Key resources 2 - Drama and Writing

Drama related assumptions about writing fiction and non-fiction

An HMI survey found that boys’ attitudes and performance, particularly in writing, are often more sharply affected than those of girls by mediocre teaching and assessment. Boys are less inclined than girls to respond positively to and learn well in indifferent lessons. Many need to see clear purpose in activities and to know that someone is scrutinising their work actively and rigorously. The survey identified approaches such as role play and other oral work as often helping boys to focus and motivating them to write.

(HMI Annual Report 2003)

Drama work help pupils to translate lived experiences into a variety of written fictional and non-fictional representations. Written outcomes also provide a permanent and visible record of a student’s progress and learning in drama. Writing may also help pupils to reflect and deepen their response to drama they have made or watched. The drama itself may provide a logic and purpose for writing in genres that students might otherwise find tedious - reports, arguments, letters.
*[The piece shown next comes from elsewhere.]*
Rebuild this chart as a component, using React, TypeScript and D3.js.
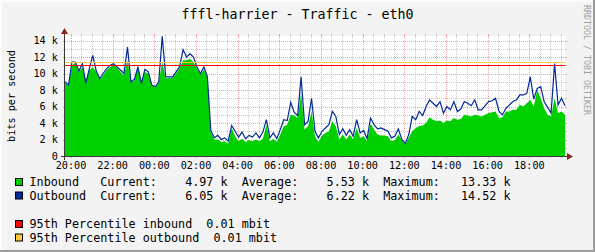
import React from 'react';
import * as d3 from 'd3';

const W = 595;
const H = 252;
const title = 'fffl-harrier - Traffic - eth0';
const yAxisTitle = 'bits per second';
const watermark = 'RRDTOOL / TOBI OETIKER';

// samples every 10 minutes, values in k (bits per second)
const stepMinutes = 10;
const inbound = [
  8.9, 8.5, 11.0, 11.3, 10.2, 10.8, 9.2, 10.4, 10.8, 10.2,
  9.3, 9.8, 10.4, 10.8, 11.1, 10.7, 10.2, 9.8, 11.6, 9.0,
  9.1, 11.0, 9.0, 10.2, 10.0, 8.6, 8.3, 8.9, 11.4, 9.4,
  9.5, 9.5, 10.0, 10.6, 11.6, 11.6, 11.8, 11.4, 10.6, 9.9,
  10.5, 9.5, 2.9, 2.0, 2.0, 1.7, 1.8, 1.5, 3.4, 2.4,
  1.8, 2.1, 1.7, 1.9, 1.8, 2.0, 1.8, 2.1, 3.8, 1.8,
  2.1, 1.7, 2.6, 3.6, 3.8, 5.0, 4.9, 4.6, 7.6, 3.2,
  3.6, 5.4, 2.4, 1.7, 2.5, 2.8, 3.0, 4.2, 3.6, 2.0,
  2.6, 2.0, 2.6, 2.0, 3.4, 2.2, 2.4, 1.8, 3.9, 3.2,
  2.6, 2.5, 2.5, 2.4, 1.8, 1.9, 2.6, 1.9, 1.4, 2.2,
  3.0, 3.4, 3.6, 3.7, 4.0, 4.7, 4.4, 4.2, 4.3, 4.0,
  4.3, 4.2, 4.6, 4.4, 4.5, 5.0, 4.9, 4.8, 5.0, 4.9,
  4.8, 5.0, 5.2, 5.3, 5.4, 4.6, 4.7, 5.4, 5.4, 5.6,
  5.6, 6.2, 6.0, 6.4, 6.8, 6.0, 8.0, 7.0, 5.8, 5.0,
  4.8, 7.0, 5.2, 5.4, 5.0,
];
const outbound = [
  9.0, 8.6, 11.4, 11.4, 10.3, 11.2, 8.8, 10.6, 12.2, 10.3,
  9.4, 10.0, 10.6, 11.0, 11.2, 10.8, 10.4, 10.0, 13.2, 9.0,
  9.3, 10.8, 8.8, 10.5, 10.2, 8.6, 8.4, 9.0, 14.5, 9.6,
  9.6, 9.6, 10.2, 10.8, 12.9, 12.0, 12.4, 12.0, 10.8, 10.0,
  10.8, 9.6, 3.1, 2.2, 2.5, 2.0, 2.2, 1.8, 3.7, 3.0,
  2.3, 2.9, 2.1, 2.5, 2.3, 2.8, 2.2, 2.9, 4.4, 2.2,
  2.8, 2.1, 3.2, 4.4, 4.3, 6.5, 5.3, 4.9, 9.6, 3.8,
  4.2, 7.0, 3.0, 2.2, 3.0, 3.4, 3.8, 5.4, 4.8, 2.6,
  3.3, 2.5, 3.2, 2.4, 4.4, 2.8, 3.1, 2.1, 4.6, 3.8,
  3.3, 3.4, 3.2, 3.0, 2.2, 2.4, 3.3, 2.0, 1.5, 2.6,
  4.8, 4.4, 5.4, 4.9, 6.0, 6.8, 6.4, 6.0, 6.6, 5.2,
  6.0, 5.6, 6.6, 5.4, 5.7, 6.6, 6.4, 6.1, 6.8, 5.6,
  5.6, 6.1, 6.6, 6.7, 7.0, 5.4, 5.0, 5.8, 6.2, 6.6,
  6.8, 7.4, 7.4, 7.6, 9.6, 6.9, 8.2, 8.4, 6.6, 5.9,
  5.2, 11.2, 6.2, 7.0, 6.1,
];

const percentileNames = ['95th Percentile inbound', '95th Percentile outbound'];
const percentileValuesK = [11.03, 11.36];
const percentileLabels = [0.01, 0.01];
const percentileColors = ['#FF0000', '#FFC73B'];

const seriesNames = ['Inbound', 'Outbound'];
const seriesColors = ['#00CF00', '#002A97'];
const currentVals = [4.97, 6.05];
const averageVals = [5.53, 6.22];
const maximumVals = [13.33, 14.52];

const yMax = 14.55;
const yTickValues = [0, 2, 4, 6, 8, 10, 12, 14];
const yMinorValues = [1, 3, 5, 7, 9, 11, 13];
const xTickFormat = '%H:%M';

const MONO = "'DejaVu Sans Mono', monospace";

export default function App() {
  const x0 = 65;
  const x1 = 565;
  const yTop = 36;
  const yBot = 156;
  const start = new Date(2024, 0, 1, 19, 42, 43);
  const end = new Date(start.getTime() + 24 * 3600 * 1000);
  const times = inbound.map((_, i) => new Date(start.getTime() + i * stepMinutes * 60000));

  const x = d3.scaleTime().domain([start, end]).range([x0, x1]);
  const y = d3.scaleLinear().domain([0, yMax]).range([yBot, yTop]);

  const majorX = d3.timeHour.every(2)!.range(start, end);
  const majorSet = new Set(majorX.map((d) => d.getTime()));
  const minorX = d3.timeMinute.every(30)!.range(start, end).filter((d) => !majorSet.has(d.getTime()));
  const fmt = d3.timeFormat(xTickFormat);

  const area = d3
    .area<number>()
    .x((_, i) => x(times[i]))
    .y0(y(0))
    .y1((d) => y(d));
  const line = d3
    .line<number>()
    .x((_, i) => x(times[i]))
    .y((d) => y(d));

  const gridGray = '#C9C9C9';
  const gridRed = '#F2A0A0';
  const cx = (v: number) => Math.round(v) + 0.5;

  const legendRows = seriesNames.map(
    (n, i) =>
      n.padEnd(10) +
      'Current:' + currentVals[i].toFixed(2).padStart(8) + ' k  ' +
      'Average:' + averageVals[i].toFixed(2).padStart(8) + ' k  ' +
      'Maximum:' + maximumVals[i].toFixed(2).padStart(8) + ' k'
  );
  const pctRows = percentileNames.map((n, i) => n + '  ' + percentileLabels[i].toFixed(2) + ' mbit');

  const legendY = [186, 199.5];
  const pctY = [228, 241.5];

  return (
    <svg
      width={W}
      height={H}
      style={{ position: 'absolute', left: 0, top: 0, display: 'block' }}
      xmlns="http://www.w3.org/2000/svg"
    >
      <rect x={0} y={0} width={W} height={H} fill="#F3F3F3" />
      {/* frame */}
      <rect x={0} y={0} width={W} height={2} fill="#FCFCFC" />
      <rect x={0} y={0} width={2} height={H} fill="#FCFCFC" />
      <rect x={0} y={H - 2} width={W} height={2} fill="#9C9C9C" />
      <rect x={W - 2} y={0} width={2} height={H} fill="#9C9C9C" />

      <text x={297.5} y={19} textAnchor="middle" fontFamily={MONO} fontSize={13.3} fill="#000">
        {title}
      </text>
      <text
        transform="translate(583.5,5) rotate(90)"
        fontFamily={MONO}
        fontSize={8.3}
        fill="#A0A0A0"
      >
        {watermark}
      </text>

      {/* canvas */}
      <rect x={x0} y={yTop} width={x1 - x0} height={yBot - yTop} fill="#FFFFFF" />

      {/* grid */}
      <g shapeRendering="crispEdges">
        {yMinorValues.map((v) => (
          <g key={'ym' + v}>
            <line x1={x0} x2={x1} y1={cx(y(v))} y2={cx(y(v))} stroke={gridGray} strokeDasharray="1,1" />
            <line x1={x0 - 2} x2={x0} y1={cx(y(v))} y2={cx(y(v))} stroke={gridGray} />
            <line x1={x1} x2={x1 + 2} y1={cx(y(v))} y2={cx(y(v))} stroke={gridGray} />
          </g>
        ))}
        {minorX.map((d) => (
          <g key={'xm' + d.getTime()}>
            <line x1={cx(x(d))} x2={cx(x(d))} y1={yTop} y2={yBot} stroke={gridGray} strokeDasharray="1,1" />
            <line x1={cx(x(d))} x2={cx(x(d))} y1={yBot} y2={yBot + 2} stroke={gridGray} />
            <line x1={cx(x(d))} x2={cx(x(d))} y1={yTop - 2} y2={yTop} stroke={gridGray} />
          </g>
        ))}
        {yTickValues.map((v) => (
          <g key={'yM' + v}>
            <line x1={x0} x2={x1} y1={cx(y(v))} y2={cx(y(v))} stroke={gridRed} strokeDasharray="1,1" />
            <line x1={x0 - 2} x2={x0} y1={cx(y(v))} y2={cx(y(v))} stroke={gridRed} />
            <line x1={x1} x2={x1 + 2} y1={cx(y(v))} y2={cx(y(v))} stroke={gridRed} />
          </g>
        ))}
        {majorX.map((d) => (
          <g key={'xM' + d.getTime()}>
            <line x1={cx(x(d))} x2={cx(x(d))} y1={yTop} y2={yBot} stroke={gridRed} strokeDasharray="1,1" />
            <line x1={cx(x(d))} x2={cx(x(d))} y1={yBot} y2={yBot + 2} stroke={gridRed} />
            <line x1={cx(x(d))} x2={cx(x(d))} y1={yTop - 2} y2={yTop} stroke={gridRed} />
          </g>
        ))}
      </g>

      {/* data */}
      <path d={area(inbound) || ''} fill={seriesColors[0]} />
      <path d={line(outbound) || ''} fill="none" stroke={seriesColors[1]} strokeWidth={1.2} />
      {percentileValuesK.map((v, i) => (
        <line
          key={'p' + i}
          x1={x0}
          x2={x1}
          y1={cx(y(v))}
          y2={cx(y(v))}
          stroke={percentileColors[i]}
          strokeWidth={1}
          shapeRendering="crispEdges"
        />
      ))}

      {/* axes */}
      <g shapeRendering="crispEdges">
        <line x1={x0 - 4} x2={x1 + 4} y1={yBot + 0.5} y2={yBot + 0.5} stroke="#3A3A3A" />
        <line x1={x0 - 0.5} x2={x0 - 0.5} y1={yBot + 4} y2={yTop - 4} stroke="#3A3A3A" />
      </g>
      <path
        d={`M${x1 + 2},${yBot + 0.5 - 3.5} L${x1 + 2},${yBot + 0.5 + 3.5} L${x1 + 8},${yBot + 0.5} Z`}
        fill="#8B2323"
      />
      <path
        d={`M${x0 - 0.5 - 3.5},${yTop - 2} L${x0 - 0.5 + 3.5},${yTop - 2} L${x0 - 0.5},${yTop - 8} Z`}
        fill="#8B2323"
      />

      {/* axis labels */}
      {yTickValues.map((v) => (
        <text
          key={'yl' + v}
          x={58}
          y={y(v) + 3.8}
          textAnchor="end"
          fontFamily={MONO}
          fontSize={10.2}
          fill="#000"
        >
          {v === 0 ? '0' : `${v} k`}
        </text>
      ))}
      {majorX.map((d) => (
        <text
          key={'xl' + d.getTime()}
          x={x(d)}
          y={168.5}
          textAnchor="middle"
          fontFamily={MONO}
          fontSize={10.2}
          fill="#000"
        >
          {fmt(d)}
        </text>
      ))}
      <text
        transform="translate(14.5,96) rotate(-90)"
        textAnchor="middle"
        fontFamily={MONO}
        fontSize={10.2}
        fill="#000"
      >
        {yAxisTitle}
      </text>

      {/* legend */}
      {legendRows.map((t, i) => (
        <g key={'lg' + i}>
          <rect x={15.5} y={legendY[i] - 7.5} width={7} height={7} fill={seriesColors[i]} stroke="#000" />
          <text
            x={29.5}
            y={legendY[i]}
            fontFamily={MONO}
            fontSize={11.75}
            fill="#000"
            xmlSpace="preserve"
            style={{ whiteSpace: 'pre' }}
          >
            {t}
          </text>
        </g>
      ))}
      {pctRows.map((t, i) => (
        <g key={'pl' + i}>
          <rect x={15.5} y={pctY[i] - 7.5} width={7} height={7} fill={percentileColors[i]} stroke="#000" />
          <text
            x={29.5}
            y={pctY[i]}
            fontFamily={MONO}
            fontSize={11.75}
            fill="#000"
            xmlSpace="preserve"
            style={{ whiteSpace: 'pre' }}
          >
            {t}
          </text>
        </g>
      ))}
    </svg>
  );
}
Some drama-related assumptions about writing:

  • Writing emerges out of the human need to communicate in a variety of forms from the vernacular – messages, diaries, notes, letters, descriptions – through the pragmatic – requests, reports, non-fictional genres – to the poetic – poetry, novels, autobiographies etc
  • The need to write is often born in the heat of significant human experiences
  • Writing is the most valued and socially powerful form of communication in our Western society
  • There is a hierarchy of genres of writing in which certain non-fictional genres have more social power than others
  • We write for real purposes, with real intentions in the hope that our writing will have real consequences for ourselves and others
  • We often write out of the need to share our own unique experiences in ways that can be understood and felt by others.
  • Writing is always ‘performative’ – there is an intentional and knowing presentation of ‘self’ (voice, register, tone) and representation of the ‘other’ (audience, imagined responses)
  • Writing is always produced and received in a cultural space of struggles, traditions, class, gender, ethnic relations

In order to be effective, students’ writing in schools needs to be:

  • Authentic i.e. with a purpose and intention
  • Based in significant experiences
  • Technically accurate in terms of appropriate genres, syntax and other conventions
  • Based on a knowledge of cultural contexts and spaces of production and reception
  • Broadly cultural rather than narrowly technical; it should relate to real world intentions, purposes and audiences.